The original title of the song was "Dime Store", which originates from the line "In the dime stores and bus stations..." The official title "Love Minus Zero/No Limit" is, according to Dylan, a fraction with "Love Minus Zero" on the top and "No Limit" on the bottom, and this is how the title appeared on early pressings of the Bringing It All Back Home LP. Therefore, the correct pronunciation of the song's title is "Love Minus Zero over No Limit". This has been interpreted by Trager as "absolutely unlimited love." Trager also noted that the title is based on gambling terminology which would mean that all love is a risk.

==Performances and recordings==
Dylan has frequently performed the song in concert since the time it was written, nearly always acoustically. He performed it occasionally in concert during 1965 and 1966, but more frequently during the Rolling Thunder Revue tours from 1974 through 1976. Dylan also played it at The Concert for Bangladesh, during the first of the two August 1, 1971 benefit concerts organized by George Harrison and Ravi Shankar to help provide relief for refugees in Bangladesh. Dylan has also been playing the song live throughout the Never Ending Tour that began in 1988. Dylan has performed the song 365 times, with the most recent performance taking place in 2012.

In addition to its appearance on Bringing It All Back Home, "Love Minus Zero/No Limit" has been included on several Dylan live and compilation albums. In the 1970s, it was included on the compilation Masterpieces and on the live Bob Dylan at Budokan album, recorded in 1978. Other live performances have been included on Live 1962-1966: Rare Performances From The Copyright Collections (recorded in May 1965), the 2005 reissue of the Concert for Bangladesh album, The Bootleg Series Vol. 5: Bob Dylan Live 1975, The Rolling Thunder Revue (recorded December 1975; also released on The Rolling Thunder Revue: The 1975 Live Recordings), and the European versions of MTV Unplugged (recorded November 1994). Footage of Dylan playing the song is included on the 2005 DVD of the Concert for Bangladesh film and in The Other Side of the Mirror: Live at Newport Folk Festival 1963–1965, a film by Murray Lerner showing Dylan's performances at the Newport Folk Festival. A snippet from an impromptu performance of "Love Minus Zero/No Limit" is also included in the film Dont Look Back.

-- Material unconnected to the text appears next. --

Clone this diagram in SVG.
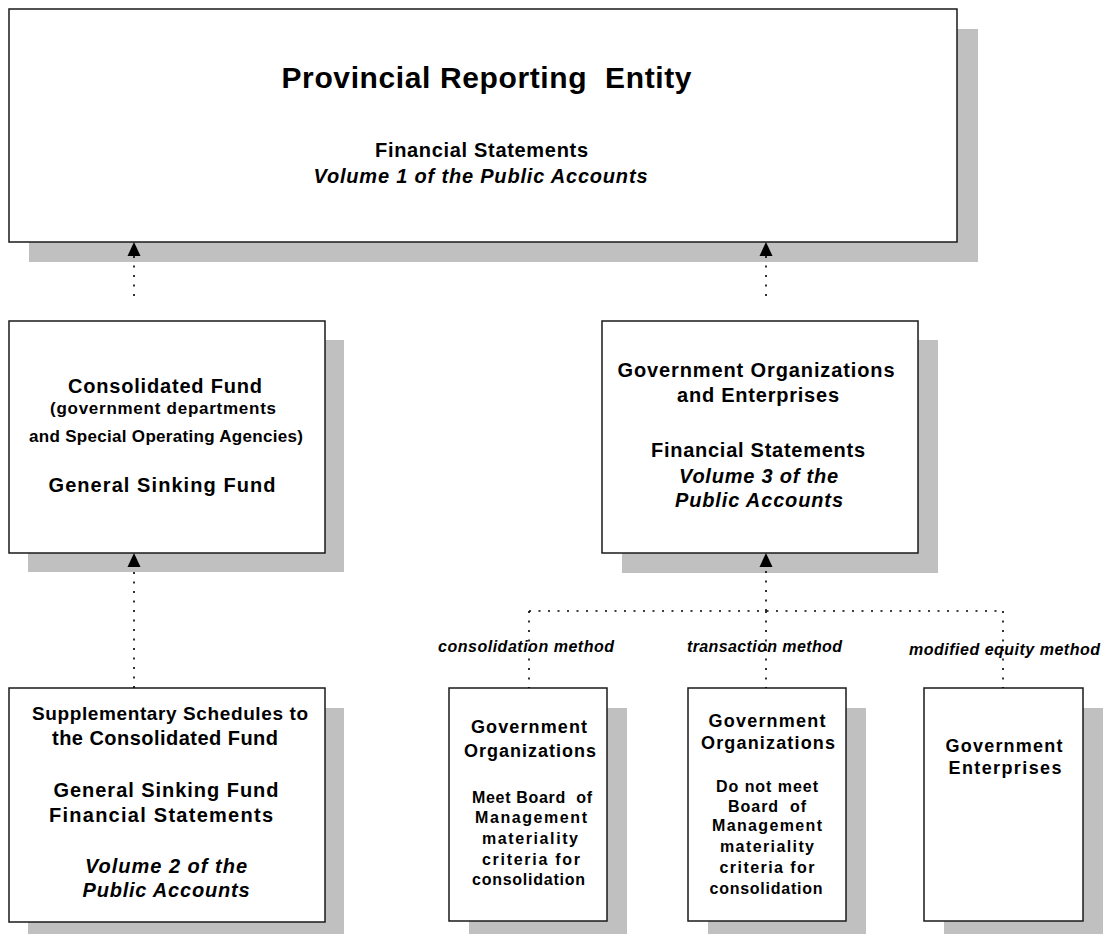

The song was also included on the Rhino/Starbucks compilation album This is Us: Songs from Where You Live.

==Cover versions==

The song was covered several times in 1965, including a version by the Turtles on their album It Ain't Me Babe and a version by the Walker Brothers on their album Take It Easy with The Walker Brothers. Los Angeles band the Leaves covered the song on their 1966 album Hey Joe and Joan Baez included it on her 1968 album of Dylan covers, Any Day Now. Billboard described Baez's version as being "performed to perfection" and "one of her most commercial efforts to date". A version by singer/songwriter Turley Richards became a minor hit in 1970 (US number 84) and Australian number 96.

It was also covered in 1993 by Judy Collins on Judy Collins Sings Dylan... Just Like a Woman. Eric Clapton covered the song during Bob Dylan's 30th Anniversary Concert Celebration. Other musicians who have covered the song include Fleetwood Mac, Rod Stewart, Jackson Browne, Ricky Nelson, Buck Owens, Slaughter Beach, Dog, Doug Sahm, Bridget St. John, Eliza Gilkyson, Leon Russell, Les Fradkin, Willie Nile and Baby Gramps, Carolyn Hester.

==Legacy==
In a 2005 reader's poll for Mojo magazine, "Love Minus Zero/No Limit" was listed as the #20 all-time greatest Bob Dylan song, and a similar poll of artists ranked the song #32. In 2002, Uncut magazine listed it as the #23 all-time greatest Bob Dylan song. Australian music critic Toby Creswell included the song in his book 1001 Songs: The Great Songs of All Time and the Artists, Stories and Secrets Behind Them.